In logical ordering of the world God created, the darkness must precede the light. We must endure the night to know the sunrise and warmth of a new day. This ordering extends to the extension of God’s mercy; our repentance leads to the light of the Lord’s mercy. Reading the words of the prophet Micah paints a vivid picture of this contrast. The Lord rebukes his children and follows it with the promises of mercy to be received by those who turn away from their sin. The greatest promise is a featured part of the Advent tradition,
But you, Bethlehem Ephrathah, though you are small among the clans of Judah, out of you will come for me one who will be ruler over Israel, whose origins are from of old, from ancient times. (v 5:2)

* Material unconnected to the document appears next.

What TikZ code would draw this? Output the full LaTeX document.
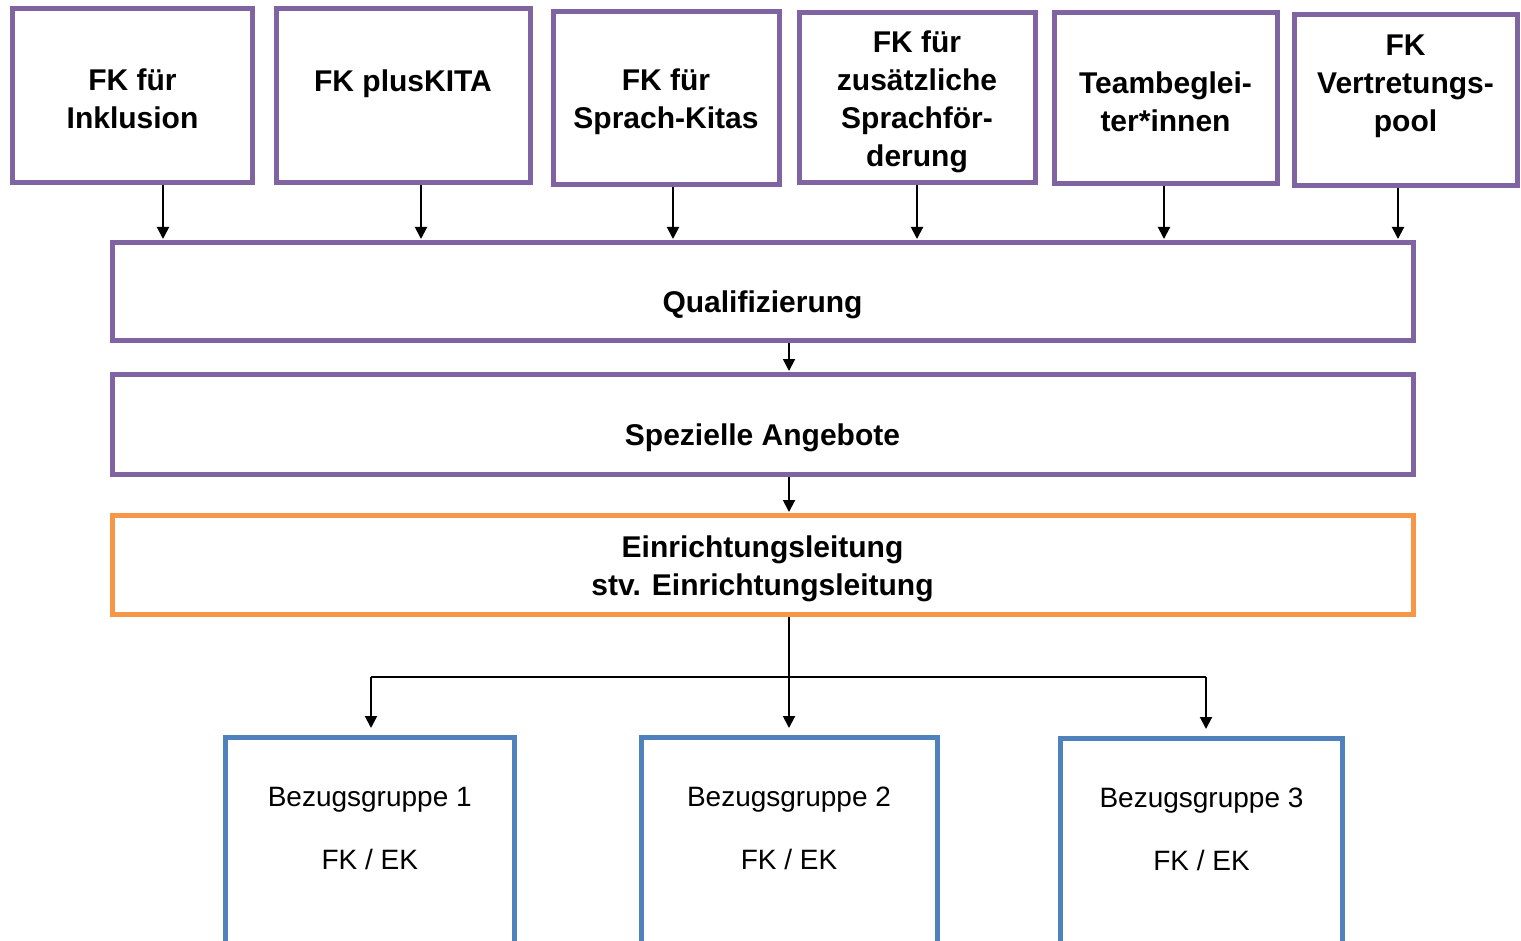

Mary too knew the sweet longing of anticipation. Carrying the precious gift she bore closer and closer to His birth, Mary was overwhelmed at the change that was about to take place in the world. She was perhaps at a point similar to those moments just before the crown of the sun breaks the horizon, when the purples mix with the deep blue and black of the night sky and the sliver of light pushes the sphere of darkness to the west; though many weeks would still pass the day of the birth of the Lord was nearer than farther! Her heart sang,
My soul glorifies the Lord and my spirit rejoices in God my Savior, for he has been mindful of the humble state of his servant. From now on all generations will call me blessed, for the Mighty One has done great things for me—holy is His name. (Lk vv 1:46b-49)
The day is near for us as well, rejoice for Immanuel!